SSD 集群在分布式文件系统中的性能表现：一个实证研究 (How does SSD Cluster Perform for Distributed File Systems: An Empirical Study)

As the capacity of Solid-State Drives (SSDs) is constantly being optimised and boosted with gradually reduced cost, the SSD cluster is now widely deployed as part of the hybrid storage system in various scenarios such as cloud computing and big data processing. However, despite its rapid developments, the performance of the SSD cluster remains largely under-investigated, leaving its sub-optimal applications in reality. To address this issue, in this paper we conduct extensive empirical studies for a comprehensive understanding of the SSD cluster in diverse settings. To this end, we configure a real SSD cluster and gather the generated trace data based on some often-used benchmarks, then adopt analytical methods to analyse the performance of the SSD cluster with different configurations. In particular, regression models are built to provide better performance predictability under broader configurations, and the correlations between influential factors and performance metrics with respect to different numbers of nodes are investigated, which reveal the high scalability of the SSD cluster.

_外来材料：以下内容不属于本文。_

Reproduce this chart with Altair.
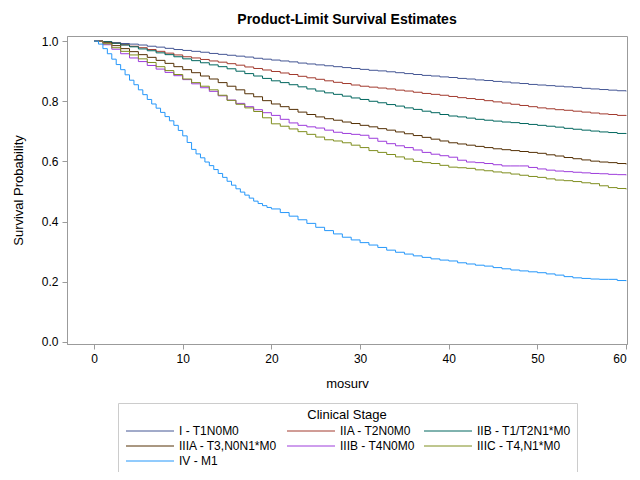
import altair as alt
import pandas as pd

months = list(range(0, 61))
months_iv = [0, 0.5, 1, 1.5, 2, 2.5, 3, 3.5, 4, 4.5, 5, 5.5, 6, 6.5, 7, 7.5, 8, 8.5, 9, 9.5,
             10, 10.5, 11, 11.5, 12, 12.5, 13, 13.5, 14, 14.5, 15, 15.5, 16, 16.5, 17, 17.5,
             18, 18.5, 19, 19.5, 20] + list(range(21, 61))

stages = ["I - T1N0M0", "IIA - T2N0M0", "IIB - T1/T2N1*M0", "IIIA - T3,N0N1*M0",
          "IIIB - T4N0M0", "IIIC - T4,N1*M0", "IV - M1"]

colors = ["#445694", "#A23A2E", "#01665E", "#543005", "#9D3CDB", "#7F8E1F", "#2597FA"]

surv_I = [1.000, 0.998, 0.995, 0.992, 0.990, 0.987, 0.983, 0.980, 0.976, 0.972, 0.969,
          0.966, 0.963, 0.959, 0.956, 0.953, 0.950, 0.947, 0.943, 0.940, 0.937,
          0.934, 0.931, 0.927, 0.924, 0.921, 0.918, 0.915, 0.912, 0.909, 0.906,
          0.903, 0.901, 0.898, 0.895, 0.892, 0.889, 0.886, 0.884, 0.881, 0.879,
          0.876, 0.874, 0.871, 0.869, 0.866, 0.864, 0.861, 0.859, 0.856, 0.854,
          0.852, 0.850, 0.848, 0.846, 0.843, 0.841, 0.839, 0.837, 0.835, 0.833]
surv_IIA = [1.000, 0.997, 0.993, 0.988, 0.983, 0.978, 0.972, 0.966, 0.960, 0.954, 0.948,
            0.944, 0.939, 0.934, 0.930, 0.925, 0.920, 0.914, 0.909, 0.904, 0.899,
            0.894, 0.889, 0.883, 0.878, 0.873, 0.868, 0.863, 0.859, 0.854, 0.850,
            0.847, 0.844, 0.841, 0.837, 0.834, 0.830, 0.826, 0.823, 0.820, 0.816,
            0.812, 0.809, 0.806, 0.802, 0.798, 0.794, 0.790, 0.786, 0.782, 0.778,
            0.775, 0.772, 0.770, 0.767, 0.764, 0.761, 0.758, 0.756, 0.753, 0.751]
surv_IIB = [1.000, 0.998, 0.993, 0.987, 0.981, 0.974, 0.968, 0.961, 0.955, 0.948, 0.941,
            0.935, 0.928, 0.921, 0.915, 0.908, 0.900, 0.892, 0.884, 0.876, 0.868,
            0.862, 0.855, 0.848, 0.841, 0.834, 0.828, 0.823, 0.817, 0.811, 0.806,
            0.800, 0.795, 0.789, 0.784, 0.778, 0.773, 0.767, 0.762, 0.756, 0.751,
            0.748, 0.744, 0.740, 0.737, 0.734, 0.731, 0.729, 0.726, 0.723, 0.720,
            0.717, 0.714, 0.710, 0.707, 0.704, 0.701, 0.698, 0.696, 0.693, 0.691]
surv_IIIA = [1.000, 0.994, 0.985, 0.975, 0.965, 0.955, 0.946, 0.936, 0.926, 0.915, 0.905,
             0.895, 0.884, 0.874, 0.862, 0.850, 0.838, 0.825, 0.815, 0.802, 0.791,
             0.782, 0.773, 0.764, 0.756, 0.748, 0.742, 0.737, 0.731, 0.726, 0.720,
             0.715, 0.709, 0.704, 0.698, 0.692, 0.686, 0.680, 0.674, 0.668, 0.662,
             0.658, 0.654, 0.650, 0.646, 0.642, 0.639, 0.636, 0.633, 0.630, 0.627,
             0.622, 0.618, 0.613, 0.609, 0.605, 0.601, 0.598, 0.596, 0.593, 0.590]
surv_IIIB = [1.000, 0.988, 0.973, 0.958, 0.944, 0.932, 0.919, 0.907, 0.896, 0.885, 0.872,
             0.858, 0.845, 0.833, 0.818, 0.804, 0.793, 0.782, 0.772, 0.762, 0.753,
             0.740, 0.728, 0.720, 0.715, 0.711, 0.704, 0.697, 0.693, 0.690, 0.687,
             0.677, 0.667, 0.659, 0.652, 0.646, 0.638, 0.630, 0.624, 0.619, 0.614,
             0.604, 0.598, 0.596, 0.593, 0.589, 0.585, 0.585, 0.585, 0.580, 0.575,
             0.571, 0.568, 0.566, 0.564, 0.562, 0.560, 0.559, 0.557, 0.556, 0.554]
surv_IIIC = [1.000, 0.991, 0.978, 0.966, 0.954, 0.941, 0.929, 0.915, 0.902, 0.889, 0.874,
             0.862, 0.850, 0.838, 0.820, 0.803, 0.790, 0.778, 0.766, 0.745, 0.725,
             0.717, 0.708, 0.699, 0.690, 0.681, 0.672, 0.668, 0.662, 0.654, 0.646,
             0.636, 0.630, 0.623, 0.615, 0.608, 0.600, 0.596, 0.593, 0.587, 0.581,
             0.579, 0.577, 0.572, 0.569, 0.565, 0.562, 0.558, 0.554, 0.550, 0.547,
             0.542, 0.538, 0.536, 0.533, 0.529, 0.526, 0.519, 0.513, 0.510, 0.507]
surv_IV = [1.000, 0.990, 0.975, 0.958, 0.940, 0.922, 0.905, 0.888, 0.870, 0.855, 0.838,
           0.822, 0.806, 0.791, 0.777, 0.763, 0.749, 0.735, 0.720, 0.703, 0.685,
           0.663, 0.640, 0.625, 0.612, 0.598, 0.586, 0.573, 0.560, 0.547, 0.534,
           0.521, 0.509, 0.498, 0.488, 0.478, 0.468, 0.460, 0.453, 0.447, 0.442,
           0.430, 0.418, 0.406, 0.394, 0.381, 0.370, 0.359, 0.348, 0.339, 0.330,
           0.322, 0.314, 0.305, 0.298, 0.292, 0.286, 0.281, 0.276, 0.272, 0.269,
           0.263, 0.259, 0.255, 0.252, 0.247, 0.243, 0.239, 0.236, 0.233, 0.230,
           0.226, 0.222, 0.217, 0.213, 0.211, 0.209, 0.208, 0.208, 0.204, 0.202]

series = [surv_I, surv_IIA, surv_IIB, surv_IIIA, surv_IIIB, surv_IIIC, surv_IV]
times = [months, months, months, months, months, months, months_iv]

rows = []
for stage, ts, vals in zip(stages, times, series):
    for t, v in zip(ts, vals):
        rows.append({"mosurv": t, "surv": v, "stage": stage})
df = pd.DataFrame(rows)

FONT = "Liberation Sans"
GRAY = "#9B9B9B"

chart = alt.Chart(df).mark_line(interpolate="step-after", strokeWidth=1, clip=True).encode(
    x=alt.X("mosurv:Q", title="mosurv",
            scale=alt.Scale(domain=[-3.05, 60.1], nice=False, zero=False),
            axis=alt.Axis(values=[0, 10, 20, 30, 40, 50, 60], format="d",
                          labelPadding=4, titlePadding=13)),
    y=alt.Y("surv:Q", title="Survival Probability",
            scale=alt.Scale(domain=[-0.007, 1.017], nice=False, zero=False),
            axis=alt.Axis(values=[0, 0.2, 0.4, 0.6, 0.8, 1.0], format=".1f",
                          labelPadding=4, titlePadding=16)),
    color=alt.Color("stage:N", title="Clinical Stage",
                    scale=alt.Scale(domain=stages, range=colors),
                    sort=stages,
                    legend=alt.Legend(orient="none", legendX=51, legendY=367,
                                      direction="horizontal",
                                      columns=3, symbolType="M-1,0H11",
                                      symbolSize=64, symbolStrokeWidth=1,
                                      labelOffset=43, columnPadding=7,
                                      rowPadding=3, titleAnchor="middle",
                                      titleFontSize=13, titleFontWeight="normal",
                                      titleFont=FONT, labelFont=FONT,
                                      labelFontSize=12, titlePadding=3,
                                      strokeColor="#CCCCCC", padding=6,
                                      labelColor="black", titleColor="black")),
).properties(
    width=560, height=308,
    title=alt.TitleParams("Product-Limit Survival Estimates", font=FONT, fontSize=14,
                          fontWeight="bold", anchor="middle", offset=8, color="black"),
    autosize=alt.AutoSizeParams(type="none"),
    padding={"left": 59, "top": 28, "right": 5, "bottom": 128},
).configure_view(
    stroke=GRAY, strokeWidth=1
).configure_axis(
    grid=False, domainColor=GRAY, tickColor=GRAY, tickSize=5,
    labelFont=FONT, titleFont=FONT, labelFontSize=12, titleFontSize=13,
    titleFontWeight="normal", labelColor="black", titleColor="black"
)

chart.save("out.html", embed_options={"renderer": "svg", "actions": False})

Additionally, the cluster's network bandwidth is inspected to explain the performance bottleneck. Finally, the knowledge gained is summarised to benefit the SSD cluster deployment in practice.

翻译：随着固态硬盘（Solid-State Drives，SSDs）的容量不断被优化和提高，成本也在逐渐下降，SSD 集群作为混合存储系统的一部分在云计算和大数据处理等各种场景中被广泛部署。然而，尽管发展迅速，SSD 集群的性能仍然被广泛忽视，在现实中应用并不十分有效。为了解决这个问题，本文在不同的设置下进行了广泛的实证研究，以全面了解 SSD 集群的性能。为此，我们配置了一个真正的 SSD 集群，并基于一些常用基准测试收集生成的跟踪数据，然后采用分析方法分析 SSD 集群在不同配置下的性能。特别是，构建回归模型以在广泛配置下提供更好的性能可预测性，并调查影响因素和性能指标之间的相关性，以及不同节点数的情况下的相关性，揭示了 SSD 集群的高可伸缩性。此外，检查集群的网络带宽以解释性能瓶颈。最后，总结所获得的知识以使 SSD 集群在实践中受益。